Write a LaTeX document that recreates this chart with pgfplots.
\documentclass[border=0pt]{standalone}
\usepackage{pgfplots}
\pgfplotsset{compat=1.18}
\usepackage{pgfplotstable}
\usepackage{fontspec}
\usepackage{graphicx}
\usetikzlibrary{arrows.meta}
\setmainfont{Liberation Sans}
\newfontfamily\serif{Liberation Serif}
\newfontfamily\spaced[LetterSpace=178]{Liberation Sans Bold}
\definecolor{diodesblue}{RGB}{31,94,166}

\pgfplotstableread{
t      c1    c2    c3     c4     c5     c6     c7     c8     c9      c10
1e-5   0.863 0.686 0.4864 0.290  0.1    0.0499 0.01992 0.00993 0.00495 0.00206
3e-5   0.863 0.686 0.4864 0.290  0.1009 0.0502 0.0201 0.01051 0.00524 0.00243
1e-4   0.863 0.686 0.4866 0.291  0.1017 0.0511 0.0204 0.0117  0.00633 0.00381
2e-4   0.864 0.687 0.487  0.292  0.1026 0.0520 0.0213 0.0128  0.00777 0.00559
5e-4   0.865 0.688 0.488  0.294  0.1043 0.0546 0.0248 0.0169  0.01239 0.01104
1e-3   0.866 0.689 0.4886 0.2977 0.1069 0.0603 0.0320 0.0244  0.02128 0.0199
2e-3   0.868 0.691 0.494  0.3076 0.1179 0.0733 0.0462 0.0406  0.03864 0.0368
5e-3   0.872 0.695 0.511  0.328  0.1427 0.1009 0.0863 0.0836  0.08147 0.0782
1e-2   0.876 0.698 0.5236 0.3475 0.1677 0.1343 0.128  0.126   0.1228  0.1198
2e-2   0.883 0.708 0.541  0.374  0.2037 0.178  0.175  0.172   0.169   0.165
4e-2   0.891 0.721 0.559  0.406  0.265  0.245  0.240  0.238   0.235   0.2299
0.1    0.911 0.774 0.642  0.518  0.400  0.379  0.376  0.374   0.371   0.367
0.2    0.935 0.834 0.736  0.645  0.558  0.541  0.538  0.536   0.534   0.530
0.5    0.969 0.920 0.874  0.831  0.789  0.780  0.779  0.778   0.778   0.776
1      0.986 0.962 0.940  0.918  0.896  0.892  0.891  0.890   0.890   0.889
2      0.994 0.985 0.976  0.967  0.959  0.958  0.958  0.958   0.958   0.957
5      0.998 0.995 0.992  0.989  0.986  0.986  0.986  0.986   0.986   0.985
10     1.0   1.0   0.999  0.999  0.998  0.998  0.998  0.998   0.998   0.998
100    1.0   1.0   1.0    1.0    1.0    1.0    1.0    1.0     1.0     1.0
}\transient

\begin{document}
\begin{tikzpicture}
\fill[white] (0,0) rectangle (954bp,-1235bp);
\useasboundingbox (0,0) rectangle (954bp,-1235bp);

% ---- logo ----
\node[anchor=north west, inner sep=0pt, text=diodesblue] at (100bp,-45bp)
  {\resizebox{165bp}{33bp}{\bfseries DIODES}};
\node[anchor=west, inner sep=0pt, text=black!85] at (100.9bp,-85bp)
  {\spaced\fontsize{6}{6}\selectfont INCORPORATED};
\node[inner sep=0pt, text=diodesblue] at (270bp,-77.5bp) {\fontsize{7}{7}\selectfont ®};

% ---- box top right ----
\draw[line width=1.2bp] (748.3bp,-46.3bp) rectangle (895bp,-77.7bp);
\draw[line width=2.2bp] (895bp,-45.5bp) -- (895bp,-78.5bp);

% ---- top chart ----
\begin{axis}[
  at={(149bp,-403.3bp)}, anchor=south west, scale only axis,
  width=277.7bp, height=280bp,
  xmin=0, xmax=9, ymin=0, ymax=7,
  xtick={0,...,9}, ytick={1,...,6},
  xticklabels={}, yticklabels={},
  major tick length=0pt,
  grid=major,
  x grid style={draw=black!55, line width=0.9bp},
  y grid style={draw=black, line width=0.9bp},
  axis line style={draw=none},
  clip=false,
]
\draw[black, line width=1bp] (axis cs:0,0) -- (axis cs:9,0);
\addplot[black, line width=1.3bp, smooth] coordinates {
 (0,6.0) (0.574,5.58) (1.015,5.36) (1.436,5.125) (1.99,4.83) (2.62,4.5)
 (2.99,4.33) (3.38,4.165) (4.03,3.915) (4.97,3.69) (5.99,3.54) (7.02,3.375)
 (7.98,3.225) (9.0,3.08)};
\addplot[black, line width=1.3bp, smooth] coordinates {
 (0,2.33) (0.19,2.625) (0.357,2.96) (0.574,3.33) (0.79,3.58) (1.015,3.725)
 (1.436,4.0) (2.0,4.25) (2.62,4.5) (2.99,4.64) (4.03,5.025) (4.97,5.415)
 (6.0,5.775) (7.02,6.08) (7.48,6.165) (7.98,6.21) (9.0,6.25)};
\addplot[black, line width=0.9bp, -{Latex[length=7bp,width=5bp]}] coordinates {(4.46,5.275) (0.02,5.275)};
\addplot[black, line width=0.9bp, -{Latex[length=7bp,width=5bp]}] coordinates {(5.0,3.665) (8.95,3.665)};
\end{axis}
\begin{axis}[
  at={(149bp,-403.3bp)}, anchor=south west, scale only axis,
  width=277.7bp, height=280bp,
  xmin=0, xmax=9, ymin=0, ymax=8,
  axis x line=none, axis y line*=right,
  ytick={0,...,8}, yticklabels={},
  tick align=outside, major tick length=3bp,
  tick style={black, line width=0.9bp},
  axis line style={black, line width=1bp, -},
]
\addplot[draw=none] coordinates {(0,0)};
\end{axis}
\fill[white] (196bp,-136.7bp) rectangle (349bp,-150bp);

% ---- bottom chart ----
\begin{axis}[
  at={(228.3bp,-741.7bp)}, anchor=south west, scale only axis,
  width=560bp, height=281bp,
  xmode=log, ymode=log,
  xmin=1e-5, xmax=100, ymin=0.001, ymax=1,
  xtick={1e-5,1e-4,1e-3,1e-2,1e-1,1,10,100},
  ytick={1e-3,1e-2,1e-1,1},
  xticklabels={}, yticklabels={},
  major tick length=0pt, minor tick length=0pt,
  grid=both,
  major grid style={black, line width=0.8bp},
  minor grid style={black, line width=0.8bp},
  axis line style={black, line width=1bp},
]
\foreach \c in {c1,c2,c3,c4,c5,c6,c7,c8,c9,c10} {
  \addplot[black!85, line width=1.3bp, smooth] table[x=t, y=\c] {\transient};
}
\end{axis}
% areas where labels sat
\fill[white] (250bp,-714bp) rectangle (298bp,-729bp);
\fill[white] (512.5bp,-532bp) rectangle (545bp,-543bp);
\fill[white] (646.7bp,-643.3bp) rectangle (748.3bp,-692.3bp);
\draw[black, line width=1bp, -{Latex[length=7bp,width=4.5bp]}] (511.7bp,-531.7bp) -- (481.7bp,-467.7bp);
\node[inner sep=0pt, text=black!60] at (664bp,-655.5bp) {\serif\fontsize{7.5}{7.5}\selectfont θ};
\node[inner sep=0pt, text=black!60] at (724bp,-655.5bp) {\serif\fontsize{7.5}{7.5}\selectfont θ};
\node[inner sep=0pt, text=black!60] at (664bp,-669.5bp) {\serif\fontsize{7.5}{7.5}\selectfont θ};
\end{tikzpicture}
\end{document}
--
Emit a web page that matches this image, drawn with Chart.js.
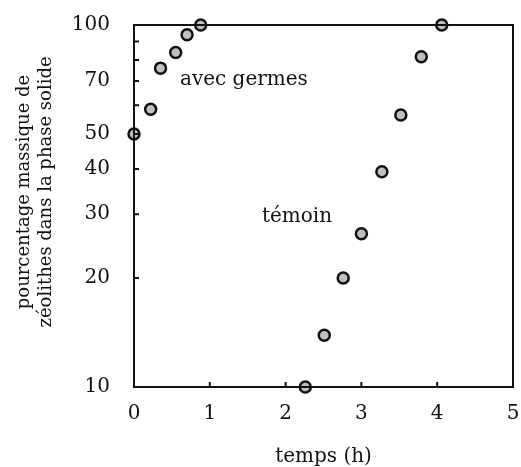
--
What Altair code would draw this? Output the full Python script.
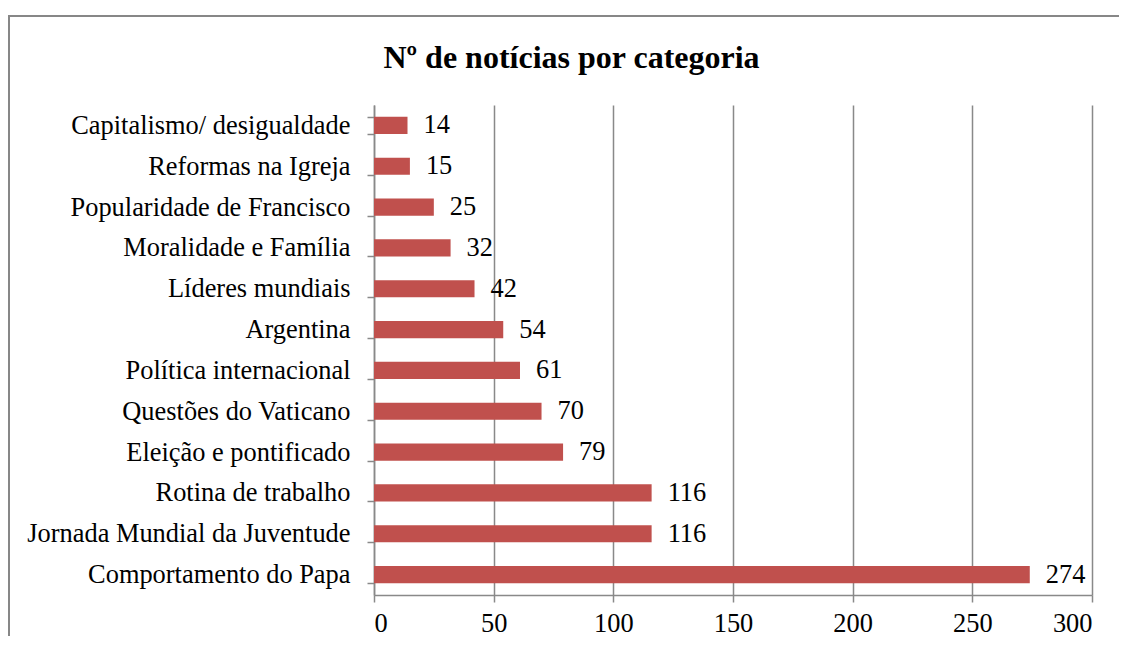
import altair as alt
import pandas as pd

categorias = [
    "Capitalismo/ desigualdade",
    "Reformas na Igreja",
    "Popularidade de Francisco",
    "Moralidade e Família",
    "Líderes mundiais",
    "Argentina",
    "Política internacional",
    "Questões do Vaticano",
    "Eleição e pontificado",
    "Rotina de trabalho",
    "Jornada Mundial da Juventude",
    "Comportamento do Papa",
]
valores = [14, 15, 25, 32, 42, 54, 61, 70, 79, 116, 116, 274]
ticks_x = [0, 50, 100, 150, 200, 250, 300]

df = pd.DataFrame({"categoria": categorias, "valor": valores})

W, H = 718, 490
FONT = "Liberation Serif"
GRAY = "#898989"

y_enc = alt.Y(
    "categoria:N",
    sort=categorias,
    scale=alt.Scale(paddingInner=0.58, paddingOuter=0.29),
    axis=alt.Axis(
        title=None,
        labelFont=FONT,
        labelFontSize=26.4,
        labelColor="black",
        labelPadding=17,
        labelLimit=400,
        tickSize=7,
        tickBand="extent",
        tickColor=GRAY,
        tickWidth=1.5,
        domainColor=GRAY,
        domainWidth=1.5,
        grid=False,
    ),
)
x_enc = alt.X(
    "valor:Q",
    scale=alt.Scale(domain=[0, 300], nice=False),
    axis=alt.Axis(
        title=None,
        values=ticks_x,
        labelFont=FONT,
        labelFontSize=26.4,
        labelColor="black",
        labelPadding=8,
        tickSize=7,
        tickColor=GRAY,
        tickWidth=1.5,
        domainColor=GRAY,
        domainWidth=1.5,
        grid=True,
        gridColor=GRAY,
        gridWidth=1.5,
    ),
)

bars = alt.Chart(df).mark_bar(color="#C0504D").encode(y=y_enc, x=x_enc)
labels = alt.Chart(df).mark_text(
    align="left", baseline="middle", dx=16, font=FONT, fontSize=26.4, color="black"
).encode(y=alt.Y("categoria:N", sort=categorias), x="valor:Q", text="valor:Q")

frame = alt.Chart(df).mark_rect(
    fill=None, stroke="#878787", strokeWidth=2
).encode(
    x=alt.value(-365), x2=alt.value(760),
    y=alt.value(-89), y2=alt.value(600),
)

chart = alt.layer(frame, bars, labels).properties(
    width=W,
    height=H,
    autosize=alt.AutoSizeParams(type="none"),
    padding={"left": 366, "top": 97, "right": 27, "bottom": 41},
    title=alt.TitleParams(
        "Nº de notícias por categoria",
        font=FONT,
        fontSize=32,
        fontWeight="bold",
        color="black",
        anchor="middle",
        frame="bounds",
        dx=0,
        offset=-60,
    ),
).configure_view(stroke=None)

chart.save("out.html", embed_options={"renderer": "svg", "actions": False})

→ Stated problem
Copy the part that starts at the line with "What Altair code" and finishes at the line with "import pandas as pd", both included, and nothing more. Pictures are left out.

→ Full response
What Altair code would draw this? Output the full Python script.
import altair as alt
import pandas as pd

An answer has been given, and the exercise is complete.